You did not mention anything about a character can be used only once - so without this restriction is problem of "Can we generate k (or more) different words?" is undecideable.1.

(With a constraint on the number of "visites" per element there are finite number of possibilities and the claim and proof does not hold of course).

Proof:
It is known that there is no algorithm A that can decide if a terminating algorithm B returns true for k or more different inputs. (will look for citation for this claim later if needed, trust me for now).

We will show that given an algorithm A that says if there are k or more generated words - we can decide if there are k or more different inputs that yield "true":

  1. Let the (terminating) algorithm that decides if there are k or more generated words be M.

  2. Without loss of generality - assume binary alphabet (we can represent everything with it).

  3. Let:

     array = 0 1 
             0 1
    

    Note we can generate any binary word while walking on this array.

Algorithm A:
input: algorithm B, natural number n
output: true if and only if algorithm B answers "true" for n or more different inputs.
The algorithm:
(1) use B(word) as the black box dictionary - if the answer is true, then word is in dictionary.
(2) use array as the array.
(3) Run M on (array,dictionary,n), and answer like it.

Note that if M answered true -> there are n or more accepted words -> there are n or more different inputs to B that yields true (definition of dictionary and since we can generate every input with array) -> the answer to the problem is true.
(if the algorithm answered false the proof is similar).

QED

Conclusion:
If we can repeat a character in the array more then a once (or to be exact - unbounded number of times) - then the problem is unsolveable without any information on the dictionary.

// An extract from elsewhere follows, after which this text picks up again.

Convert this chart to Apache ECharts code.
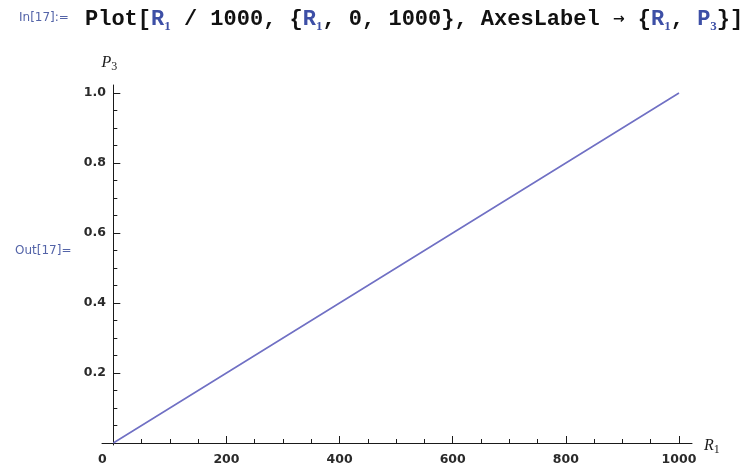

(1) An undecideble problem is a problem where there is no algorithm that can answer TRUE/FALSE correctly in 100% of the cases - For every algorithm, there is some case where the algorithm will get "stuck" in an infinite loop (or give a wrong answer). The most common of "undecideable" problems is the Halting Problem - which says - there is no algorithm A that can take any algorithm B and answer if B stops for some input w.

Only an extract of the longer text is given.